**Data block**
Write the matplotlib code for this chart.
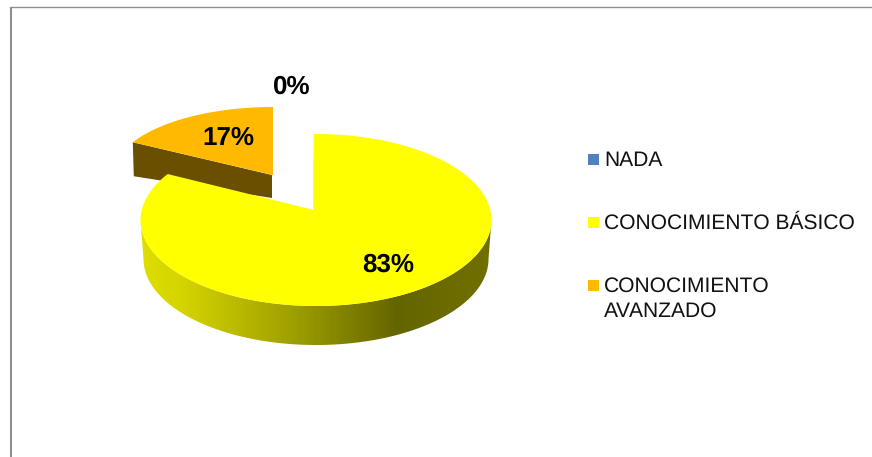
import numpy as np
import matplotlib
matplotlib.use('Agg')
import matplotlib.pyplot as plt
from matplotlib.colors import LinearSegmentedColormap
from matplotlib.patches import Polygon, Rectangle

plt.rcParams['font.family'] = ['Liberation Sans', 'DejaVu Sans']
plt.rcParams['text.hinting'] = 'no_hinting'
plt.rcParams['text.hinting_factor'] = 1

categories = ['NADA', 'CONOCIMIENTO BÁSICO', 'CONOCIMIENTO\nAVANZADO']
percents = [0, 83, 17]
colors = ['#4F81BD', '#FFFF00', '#FFBA00']
label_xy = [(292, 86), (388, 264), (228, 137)]
legend_y = [159, 222, 285]


def arc(cx, cy, rx, ry, a0, a1, n=200):
    # angles clockwise from the top, in degrees
    t = np.radians(np.linspace(a0, a1, n))
    return np.column_stack([cx + rx * np.sin(t), cy - ry * np.cos(t)])


fig = plt.figure(figsize=(8.72, 4.57), dpi=100)
ax = fig.add_axes([0, 0, 1, 1])
ax.axis('off')

# frame of the pasted picture
ax.plot([10.5, 10.5], [457, 6.5], color='#8f8f8f', lw=1.5, solid_capstyle='butt')
ax.plot([10, 872], [6.5, 6.5], color='#8f8f8f', lw=1.0, solid_capstyle='butt')

# angles come from the values
fractions = np.array(percents) / sum(percents)
ends = np.cumsum(fractions) * 360
yellow_end = ends[1]

# exploded orange slice
ocx, ocy, orx, ory, odepth = 273, 175, 160, 68, 23
oa = arc(ocx, ocy, orx, ory, yellow_end, 360)
corner = oa[0]
ax.add_patch(Polygon([corner, (ocx - 1, ocy), (ocx - 1, ocy + odepth), (corner[0] + 1, corner[1] + 34)],
                     fc='#6B4F00', ec='none', zorder=2))
ax.add_patch(Polygon(np.vstack([[(ocx, ocy)], oa]), fc=colors[2], ec='none', zorder=3))

# yellow slice side with the shading
ycx, ycy, yrx, yry = 316, 220, 175.5, 86
top_edge = arc(ycx, ycy, yrx, yry, 90, 270)
low_edge = arc(ycx, ycy + 39, yrx - 3, yry, 90, 270)
side = Polygon(np.vstack([top_edge, low_edge[::-1]]), fc='none', ec='none', zorder=4)
ax.add_patch(side)
shade = LinearSegmentedColormap.from_list('shade', [
    (0.0, '#DEDE00'), (0.12, '#D4D400'), (0.45, '#9C9C00'),
    (0.73, '#656500'), (1.0, '#707000')])
im = ax.imshow(np.linspace(0, 1, 256).reshape(1, -1), cmap=shade, aspect='auto',
               extent=[140, 491, 350, 210], zorder=4)
im.set_clip_path(side)

# yellow top face, the perspective moves its centre and cut a little
ya = arc(ycx, ycy, yrx, yry, 0, yellow_end + 3.5)
ax.plot([314, 314], [160, 210], color='#6E6E20', lw=0.9, zorder=4)
ax.add_patch(Polygon(np.vstack([[(314, 210), (313.5, 134.5)], ya]), fc=colors[1], ec='none', zorder=5))

ax.set_xlim(0, 872)
ax.set_ylim(457, 0)

for p, xy in zip(percents, label_xy):
    ax.text(xy[0], xy[1] + 1, f'{p}%', fontsize=19, fontweight='bold', color='black',
            ha='center', va='center', zorder=6)

for name, c, y in zip(categories, colors, legend_y):
    ax.add_patch(Rectangle((588, y - 5.5), 11, 11, fc=c, ec='none', zorder=6))
    # first line lines up with the marker
    ax.text(604, y - 8, name, fontsize=15.3, color='#111111', ha='left', va='top',
            linespacing=1.3, zorder=6)

fig.savefig('out.png', dpi=100)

**Set problem**
Repeat, exactly and in full, each line from the start of the data to the line that contains "color='#8f8f8f', lw=1.0, solid_capstyle='butt')". Pictures do not go in.

**Written answer**
Write the matplotlib code for this chart.
import numpy as np
import matplotlib
matplotlib.use('Agg')
import matplotlib.pyplot as plt
from matplotlib.colors import LinearSegmentedColormap
from matplotlib.patches import Polygon, Rectangle

plt.rcParams['font.family'] = ['Liberation Sans', 'DejaVu Sans']
plt.rcParams['text.hinting'] = 'no_hinting'
plt.rcParams['text.hinting_factor'] = 1

categories = ['NADA', 'CONOCIMIENTO BÁSICO', 'CONOCIMIENTO\nAVANZADO']
percents = [0, 83, 17]
colors = ['#4F81BD', '#FFFF00', '#FFBA00']
label_xy = [(292, 86), (388, 264), (228, 137)]
legend_y = [159, 222, 285]


def arc(cx, cy, rx, ry, a0, a1, n=200):
    # angles clockwise from the top, in degrees
    t = np.radians(np.linspace(a0, a1, n))
    return np.column_stack([cx + rx * np.sin(t), cy - ry * np.cos(t)])


fig = plt.figure(figsize=(8.72, 4.57), dpi=100)
ax = fig.add_axes([0, 0, 1, 1])
ax.axis('off')

# frame of the pasted picture
ax.plot([10.5, 10.5], [457, 6.5], color='#8f8f8f', lw=1.5, solid_capstyle='butt')
ax.plot([10, 872], [6.5, 6.5], color='#8f8f8f', lw=1.0, solid_capstyle='butt')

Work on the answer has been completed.